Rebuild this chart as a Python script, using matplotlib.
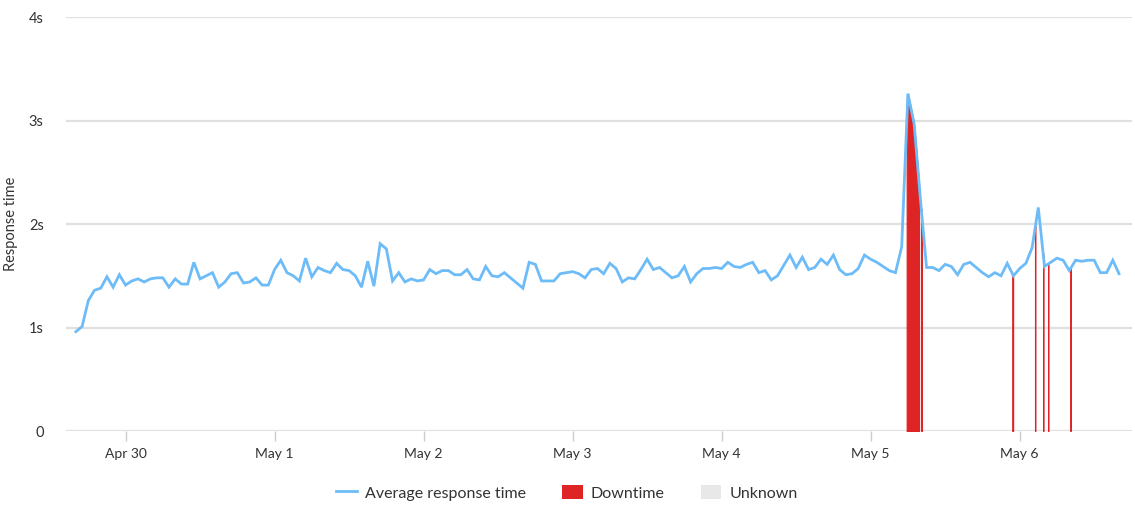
import matplotlib

matplotlib.use("Agg")
import matplotlib.dates as mdates
import matplotlib.pyplot as plt
import numpy as np
import pandas as pd
from matplotlib.lines import Line2D
from matplotlib.patches import Patch

plt.rcParams["font.family"] = ["Lato", "DejaVu Sans"]

# hourly average response time (seconds), starting Apr 29 16:00
start = "2019-04-29 16:00"
response_time = [
    0.96, 1.01, 1.26, 1.36, 1.38, 1.49, 1.39, 1.51, 1.41, 1.45,
    1.47, 1.44, 1.47, 1.48, 1.48, 1.39, 1.47, 1.42, 1.42, 1.63,
    1.47, 1.50, 1.53, 1.39, 1.44, 1.52, 1.53, 1.43, 1.44, 1.48,
    1.41, 1.41, 1.56, 1.65, 1.53, 1.50, 1.45, 1.67, 1.49, 1.58,
    1.55, 1.53, 1.62, 1.56, 1.55, 1.50, 1.39, 1.64, 1.40, 1.81,
    1.76, 1.45, 1.53, 1.44, 1.47, 1.45, 1.46, 1.56, 1.52, 1.55,
    1.55, 1.51, 1.51, 1.56, 1.47, 1.46, 1.59, 1.50, 1.49, 1.53,
    1.48, 1.43, 1.38, 1.63, 1.61, 1.45, 1.45, 1.45, 1.52, 1.53,
    1.54, 1.52, 1.48, 1.56, 1.57, 1.52, 1.62, 1.57, 1.44, 1.48,
    1.47, 1.56, 1.66, 1.56, 1.58, 1.53, 1.48, 1.50, 1.59, 1.44,
    1.52, 1.57, 1.57, 1.58, 1.57, 1.63, 1.59, 1.58, 1.61, 1.63,
    1.53, 1.55, 1.46, 1.50, 1.60, 1.70, 1.58, 1.68, 1.56, 1.58,
    1.66, 1.61, 1.70, 1.56, 1.51, 1.52, 1.57, 1.70, 1.66, 1.63,
    1.59, 1.55, 1.53, 1.78, 3.26, 2.97, 2.25, 1.58, 1.58, 1.55,
    1.61, 1.59, 1.51, 1.61, 1.63, 1.58, 1.53, 1.49, 1.53, 1.50,
    1.62, 1.50, 1.57, 1.62, 1.77, 2.16, 1.59, 1.63, 1.67, 1.65,
    1.55, 1.65, 1.64, 1.65, 1.65, 1.53, 1.53, 1.65, 1.52,
]
# downtime windows, in hours after start
downtime = [
    (133.8, 135.8), (136.15, 136.25), (150.8, 150.95), (154.47, 154.53),
    (155.77, 155.83), (156.57, 156.63), (160.17, 160.23),
]
y_ticks = [0, 1, 2, 3, 4]
y_labels = ["0", "1s", "2s", "3s", "4s"]

LINE = "#6dbcf8"
RED = "#de2424"
GRID = "#e0e0e0"
TEXT = "#333333"

t0 = pd.Timestamp(start)
hours = np.arange(len(response_time))
times = t0 + pd.to_timedelta(hours, unit="h")
values = np.array(response_time)

fig = plt.figure(figsize=(11.35, 5.05), dpi=100)
ax = fig.add_axes([0.0581, 0.1465, 0.9393, 0.8198])

for lo, hi in downtime:
    hh = np.linspace(lo, hi, 20)
    vv = np.interp(hh, hours, values)
    tt = mdates.date2num(t0 + pd.to_timedelta(hh, unit="h"))
    ax.fill_between(tt, 0, vv, color=RED, linewidth=0.8, zorder=2)

ax.plot(times, values, color=LINE, linewidth=2.0, zorder=3, solid_joinstyle="miter")

ax.set_ylim(0, 4)
ax.set_xlim(t0 - pd.Timedelta(hours=1.6), t0 + pd.Timedelta(hours=170.1))
ax.set_yticks(y_ticks)
ax.set_yticklabels(y_labels)
ax.yaxis.grid(True, color=GRID, linewidth=1.6)
ax.set_axisbelow(True)
for s in ax.spines.values():
    s.set_visible(False)

ax.xaxis.set_major_locator(mdates.DayLocator())
ax.xaxis.set_major_formatter(mdates.DateFormatter("%b %-d"))
ax.tick_params(axis="x", length=7, width=1, color="#cccccc", labelcolor=TEXT,
               labelsize=10, pad=5)
ax.tick_params(axis="y", length=0, labelcolor=TEXT, labelsize=10.5, pad=16)
ax.set_ylabel("Response time", fontsize=10.5, color=TEXT)
ax.yaxis.set_label_coords(-0.045, 0.5)

handles = [
    Line2D([0], [0], color=LINE, linewidth=2.0),
    Patch(facecolor=RED, edgecolor="none"),
    Patch(facecolor="#e8e8e8", edgecolor="none"),
]
fig.legend(handles, ["Average response time", "Downtime", "Unknown"],
           loc="center", bbox_to_anchor=(0.4996, 0.024), ncol=3, frameon=False,
           fontsize=11.5, handlelength=1.3, handleheight=1.0, handletextpad=0.5,
           columnspacing=2.25, labelcolor=TEXT)

fig.savefig("out.png", dpi=100)
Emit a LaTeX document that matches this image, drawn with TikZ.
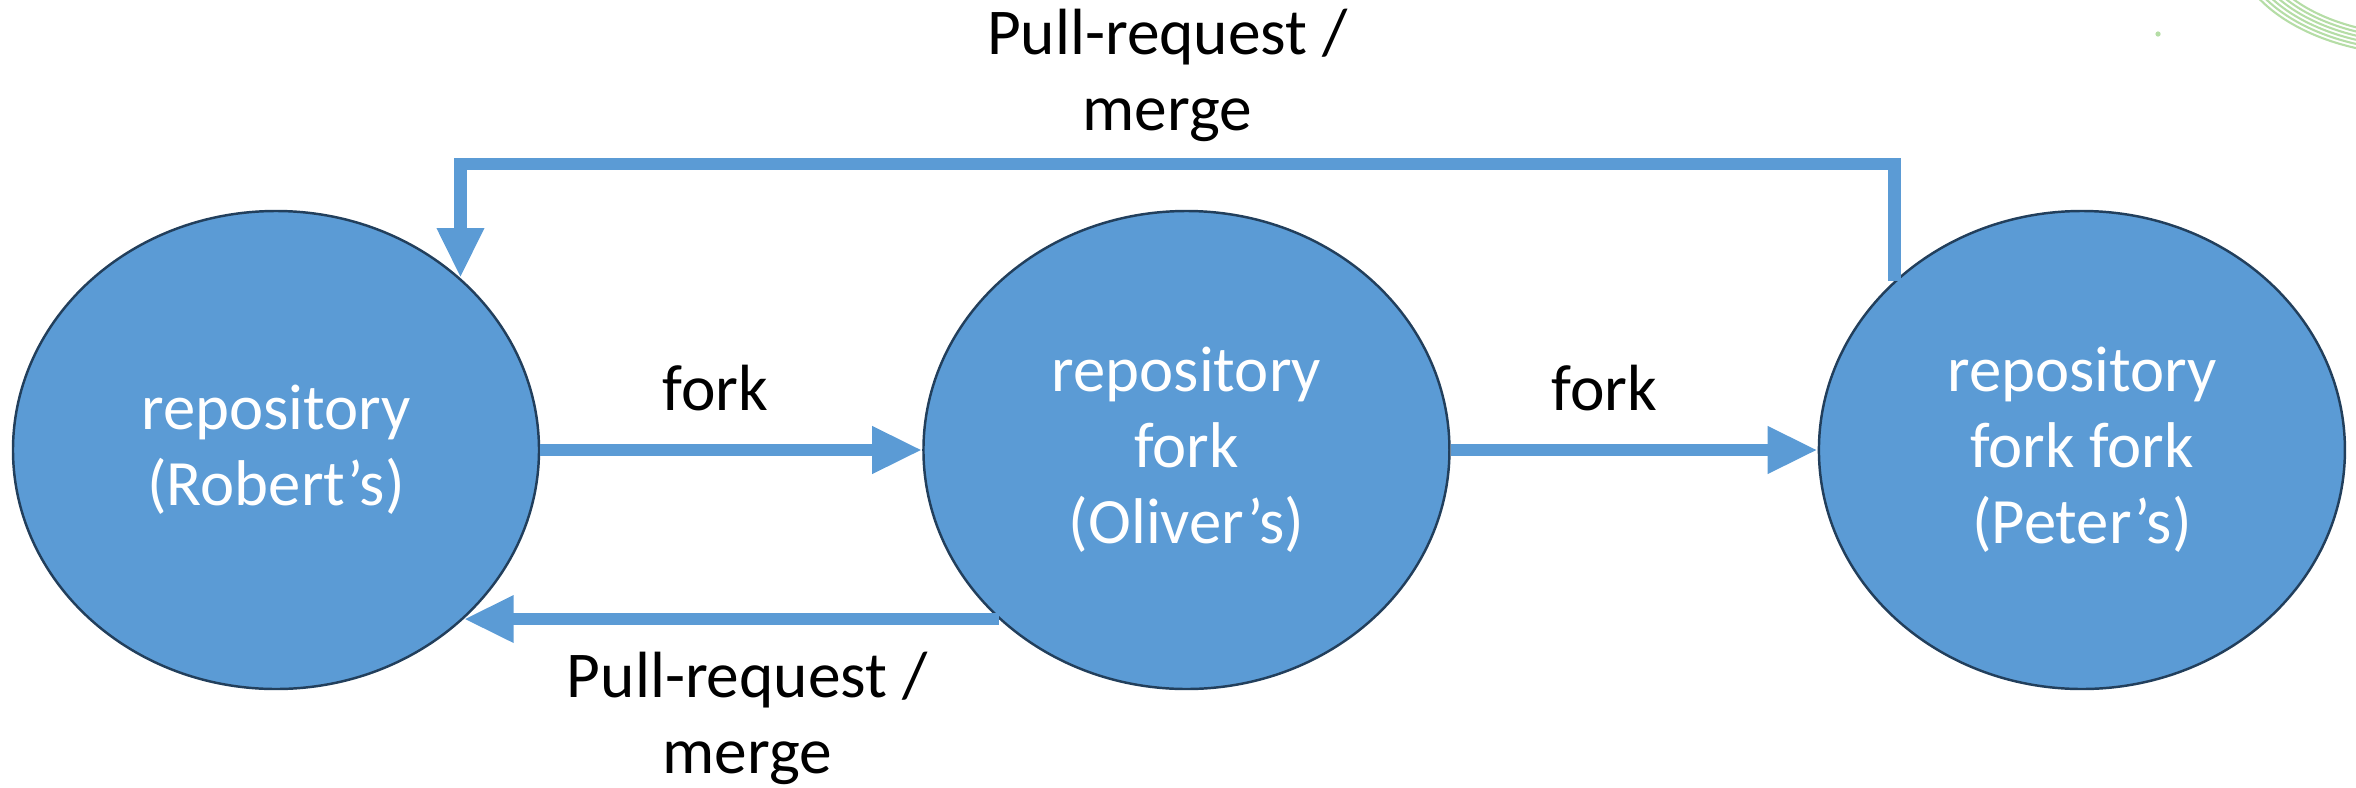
\documentclass[tikz,border=0pt]{standalone}
\usepackage{fontspec}
\setmainfont{Carlito}
\usepackage{tikz}
\usetikzlibrary{arrows.meta,positioning,shapes.geometric}
\definecolor{officeblue}{HTML}{5B9BD5}
\definecolor{rim}{HTML}{223F5C}
\definecolor{leaf}{HTML}{B5DDA6}
\tikzset{
  >={Triangle[length=5mm,width=4.4mm]},
  repo/.style={ellipse,draw=rim,line width=0.7pt,fill=officeblue,text=white,align=center,
    minimum width=52.6mm,minimum height=47.8mm,inner sep=0pt,font=\fontsize{18.4}{21.6}\selectfont,
    execute at begin node={\rule{0pt}{17.6pt}}},
  link/.style={->,draw=officeblue,line width=3.6pt},
  tag/.style={align=center,font=\fontsize{18.6}{21.6}\selectfont}
}

\begin{document}
\begin{tikzpicture}
  \useasboundingbox (0,0) rectangle (23.56,7.87);
  % faint swirl in the corner
  \begin{scope}
    \clip (0,0) rectangle (23.56,7.87);
    \foreach \r in {0,...,5}
      \draw[leaf,line width=0.6pt] (24.2,8.47) ellipse ({1.62+0.05*\r} and {0.95+0.04*\r});
  \end{scope}
  \node[circle,fill=leaf,inner sep=0pt,minimum size=1.5pt] (speck) at (21.58,7.53) {};

  \node[repo] (robert) at (2.76,3.37) {repository\\(Robert’s)};
  \node[repo,right=38.2mm of robert] (oliver) {repository\\fork\\(Oliver’s)};
  \node[repo,right=36.7mm of oliver] (peter) {repository\\fork fork\\(Peter’s)};
  \coordinate (rail) at (0,6.23);

  \draw[link] (robert.east) -- node[tag,above=2.1mm,xshift=-1.6mm] {fork} (oliver.west);
  \draw[link] (oliver.east) -- node[tag,above=2.1mm,xshift=-3mm] {fork} (peter.west);
  \draw[link] (oliver.222) -- node[tag,below=1.5mm,xshift=1.6mm] {Pull-request /\\merge} (robert.318);
  \draw[link] (peter.138) -- (peter.138 |- rail)
    -- node[tag,above=0.4mm,xshift=-1mm] {Pull-request /\\merge} (robert.43 |- rail) -- (robert.43);
\end{tikzpicture}
\end{document}
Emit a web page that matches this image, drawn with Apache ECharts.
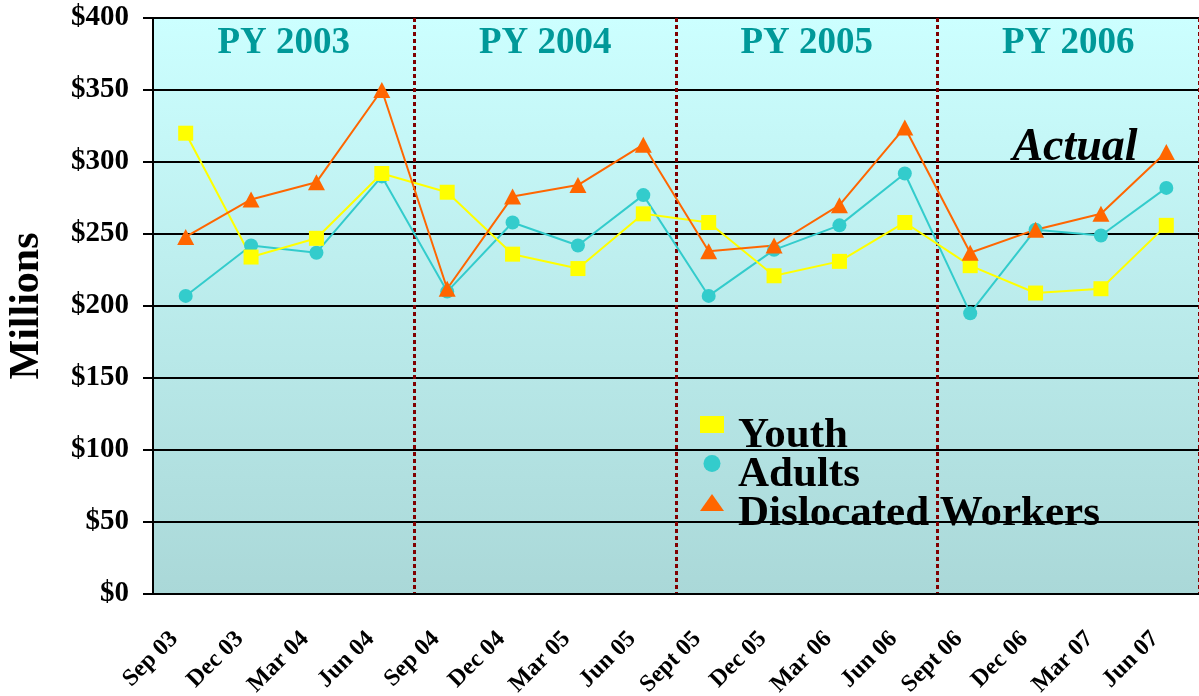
<!DOCTYPE html>
<html>
<head>
<meta charset="utf-8">
<script src="https://cdn.jsdelivr.net/npm/echarts@6/dist/echarts.min.js"></script>
<style>
html,body{margin:0;padding:0;background:#fff;}
#main{width:1199px;height:696px;}
</style>
</head>
<body>
<div id="main"></div>
<script>
var quarters = ['Sep 03','Dec 03','Mar 04','Jun 04','Sep 04','Dec 04','Mar 05','Jun 05',
                'Sept 05','Dec 05','Mar 06','Jun 06','Sept 06','Dec 06','Mar 07','Jun 07'];
var youth = [320, 234, 247, 292, 279, 236, 226, 264, 258, 221, 231, 258, 228, 209, 212, 256];
var adults = [207, 242, 237, 290, 210, 258, 242, 277, 207, 239, 256, 292, 195, 253, 249, 282];
var dislocated = [248, 274, 286, 350, 212, 276, 284, 312, 238, 242, 270, 324, 237, 253, 264, 307];
var programYears = ['PY 2003', 'PY 2004', 'PY 2005', 'PY 2006'];

var serif = "'Liberation Serif', 'Times New Roman', serif";

var myChart = echarts.init(document.getElementById('main'));

var option = {
    animation: false,
    grid: {
        left: 153, right: 0, top: 18, bottom: 102,
        containLabel: false,
        outerBoundsMode: 'none',
        show: true,
        borderWidth: 0,
        backgroundColor: new echarts.graphic.LinearGradient(0, 0, 0, 1, [
            {offset: 0, color: '#ccffff'},
            {offset: 1, color: '#aad8d8'}
        ])
    },
    legend: {
        orient: 'vertical',
        left: 700,
        top: 414,
        padding: 0,
        itemGap: -4,
        itemWidth: 24,
        itemHeight: 17,
        formatter: function (name) { return '{sp| }{t|' + name + '}'; },
        textStyle: {
            rich: {
                sp: {width: 9, height: 65, fontSize: 10},
                t: {
                    verticalAlign: 'bottom',
                    fontFamily: serif,
                    fontWeight: 'bold',
                    fontSize: 43,
                    color: '#000'
                }
            }
        },
        data: [
            {name: 'Youth', icon: 'rect'},
            {name: 'Adults', icon: 'circle'},
            {name: 'Dislocated Workers', icon: 'triangle'}
        ]
    },
    xAxis: {
        type: 'category',
        data: quarters,
        boundaryGap: true,
        axisLine: {lineStyle: {color: '#000', width: 2}},
        axisTick: {length: 9, lineStyle: {color: '#000', width: 2}},
        axisLabel: {
            rotate: 45,
            margin: 30,
            interval: 0,
            padding: [0, 16, 0, 0],
            fontFamily: serif,
            fontWeight: 'bold',
            fontSize: 24,
            color: '#000'
        },
        splitLine: {
            show: true,
            interval: function (index) { return index > 0 && index % 4 === 0; },
            lineStyle: {color: '#800000', width: 3, type: [4, 3]}
        }
    },
    yAxis: {
        type: 'value',
        min: 0,
        max: 400,
        interval: 50,
        name: 'Millions',
        nameLocation: 'middle',
        nameRotate: 90,
        nameGap: 105,
        nameTextStyle: {
            fontFamily: serif,
            fontWeight: 'bold',
            fontSize: 42,
            color: '#000'
        },
        axisLine: {show: true, lineStyle: {color: '#000', width: 2}},
        axisTick: {show: true, length: 10, lineStyle: {color: '#000', width: 2}},
        axisLabel: {
            margin: 24,
            fontFamily: serif,
            fontWeight: 'bold',
            fontSize: 29,
            color: '#000',
            formatter: function (v) { return '$' + v; }
        },
        splitLine: {lineStyle: {color: '#000', width: 2}}
    },
    series: [
        {
            name: 'Adults',
            type: 'line',
            data: adults,
            symbol: 'circle',
            symbolSize: 14,
            color: '#33cccc',
            lineStyle: {width: 2}
        },
        {
            name: 'Youth',
            type: 'line',
            data: youth,
            symbol: 'rect',
            symbolSize: 15,
            color: '#ffff00',
            lineStyle: {width: 2}
        },
        {
            name: 'Dislocated Workers',
            type: 'line',
            data: dislocated,
            symbol: 'triangle',
            symbolSize: [17, 16],
            color: '#ff6600',
            lineStyle: {width: 2}
        }
    ]
};
myChart.setOption(option);

// period titles centred between the dotted boundaries
var texts = [];
for (var i = 0; i < programYears.length; i++) {
    var a = myChart.convertToPixel({xAxisIndex: 0}, quarters[i * 4 + 1]);
    var b = myChart.convertToPixel({xAxisIndex: 0}, quarters[i * 4 + 2]);
    texts.push({
        type: 'text',
        x: (a + b) / 2,
        y: 43,
        style: {
            text: programYears[i],
            fill: '#009999',
            font: 'bold 37px ' + serif,
            textAlign: 'center',
            textVerticalAlign: 'middle'
        },
        z: 10
    });
}
texts.push({
    type: 'text',
    x: 1075,
    y: 148,
    style: {
        text: 'Actual',
        fill: '#000',
        font: 'italic bold 46px ' + serif,
        textAlign: 'center',
        textVerticalAlign: 'middle'
    },
    z: 10
});
myChart.setOption({graphic: texts});
</script>
</body>
</html>
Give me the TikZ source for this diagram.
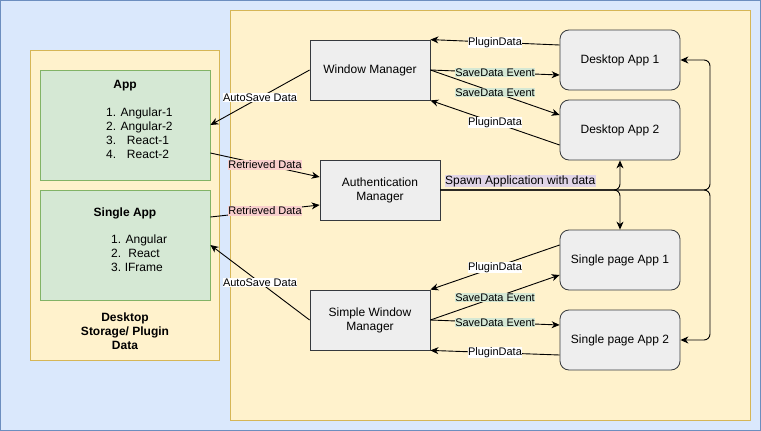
\documentclass[tikz,border=0pt]{standalone}
\usepackage{fontspec}
\setmainfont{Liberation Sans}
\usetikzlibrary{arrows.meta,calc}
\definecolor{bgblue}{HTML}{DAE8FC}
\definecolor{bgbluestroke}{HTML}{6C8EBF}
\definecolor{ylw}{HTML}{FFF2CC}
\definecolor{ylwstroke}{HTML}{D6B656}
\definecolor{grn}{HTML}{D5E8D4}
\definecolor{grnstroke}{HTML}{82B366}
\definecolor{gry}{HTML}{EEEEEE}
\definecolor{grystroke}{HTML}{36393D}
\definecolor{pink}{HTML}{F8CECC}
\definecolor{purp}{HTML}{E1D5E7}
\tikzset{
  mgr/.style={draw=grystroke, fill=gry, line width=0.8pt, minimum width=120pt, minimum height=60pt, inner sep=0pt, align=center, font=\fontsize{12}{14}\selectfont},
  appbox/.style={mgr, rounded corners=9pt},
  grnbox/.style={draw=grnstroke, fill=grn, line width=0.8pt, minimum width=170pt, minimum height=110pt, inner sep=0pt},
  conn/.style={draw=black, line width=0.9pt, -{Stealth[length=8pt,width=7pt,inset=2.5pt]}},
  lbl/.style={font=\fontsize{11}{13}\selectfont, inner sep=0.5pt, fill=white, text=black},
  savelbl/.style={lbl, fill=grn},
  retlbl/.style={lbl, fill=pink},
  spawnlbl/.style={lbl, fill=purp, font=\fontsize{12}{14}\selectfont},
  listtxt/.style={font=\fontsize{12}{14}\selectfont, align=left, anchor=north west, inner sep=0pt},
}
\begin{document}
\begin{tikzpicture}[x=1pt,y=-1pt]
\useasboundingbox (0,0) rectangle (761,431);
% backgrounds
\draw[draw=bgbluestroke, fill=bgblue, line width=0.8pt] (0.5,0.5) rectangle (760.5,430.5);
\draw[draw=ylwstroke, fill=ylw, line width=0.8pt] (230,10) rectangle (750,420);
\draw[draw=ylwstroke, fill=ylw, line width=0.8pt] (30,50) rectangle (219,360);
% storage
\node[grnbox] (app) at (125,125) {};
\node[grnbox] (sapp) at (125,245) {};
\node[font=\bfseries\fontsize{12}{14}\selectfont] (apptitle) at (125,86) {App};
\node[listtxt] (applist) at (106,107.5) {1. Angular-1\\2. Angular-2\\3.\hspace{0.9em}React-1\\4.\hspace{0.9em}React-2};
\node[font=\bfseries\fontsize{12}{14}\selectfont] (sapptitle) at (125,213) {Single App};
\node[listtxt] (sapplist) at (111,234.5) {1. Angular\\2.\hspace{0.6em}React\\3.\hspace{0.3em}IFrame};
\node[font=\bfseries\fontsize{12}{14}\selectfont, align=center] (storage) at (125,331.5) {Desktop\\Storage/ Plugin\\Data};
% managers
\node[mgr] (wm) at (370,70) {Window Manager};
\node[mgr] (auth) at (380,190) {Authentication\\Manager};
\node[mgr] (swm) at (370,320) {Simple Window\\Manager};
% apps
\node[appbox] (da1) at (620,60) {Desktop App 1};
\node[appbox] (da2) at (620,130) {Desktop App 2};
\node[appbox] (spa1) at (620,260) {Single page App 1};
\node[appbox] (spa2) at (620,340) {Single page App 2};
\coordinate (rj) at (710,190);
% window manager edges
\draw[conn] ([yshift=15pt]da1.west) -- node[lbl] {PluginData} (wm.north east);
\draw[conn] (wm.east) -- node[savelbl] {SaveData Event} ([yshift=-15pt]da1.west);
\draw[conn] (wm.east) -- node[savelbl] {SaveData Event} ([yshift=15pt]da2.west);
\draw[conn] ([yshift=-15pt]da2.west) -- node[lbl] {PluginData} (wm.south east);
\draw[conn] (wm.west) -- node[lbl] {AutoSave Data} (app.east);
% retrieved
\draw[conn] ([yshift=-28pt]app.east) -- node[retlbl] {Retrieved Data} ([yshift=13pt]auth.west);
\draw[conn] ([yshift=28pt]sapp.east) -- node[retlbl] {Retrieved Data} ([yshift=-15pt]auth.west);
% simple window manager edges
\draw[conn] (swm.west) -- node[lbl] {AutoSave Data} (sapp.east);
\draw[conn] ([yshift=15pt]spa1.west) -- node[lbl] {PluginData} (swm.north east);
\draw[conn] (swm.east) -- node[savelbl] {SaveData Event} ([yshift=-15pt]spa1.west);
\draw[conn] (swm.east) -- node[savelbl] {SaveData Event} ([yshift=15pt]spa2.west);
\draw[conn] ([yshift=-15pt]spa2.west) -- node[lbl] {PluginData} (swm.south east);
% spawn edges
\draw[conn, rounded corners=6pt] (auth.east) -| (da2.south);
\draw[conn, rounded corners=6pt] (auth.east) -| (spa1.north);
\draw[conn, rounded corners=6pt] (auth.east) -- (rj) |- (da1.east);
\draw[conn, rounded corners=6pt] (auth.east) -- (rj) |- (spa2.east);
\path (auth.east) -- node[spawnlbl, pos=0.296, yshift=9pt] (spawn) {Spawn Application with data} (rj);
\end{tikzpicture}
\end{document}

===

Read the entries and select each line where the word "Emit" is found.

Emit a LaTeX document that matches this image, drawn with TikZ.
Emit a web page that matches this image, drawn with Apache ECharts.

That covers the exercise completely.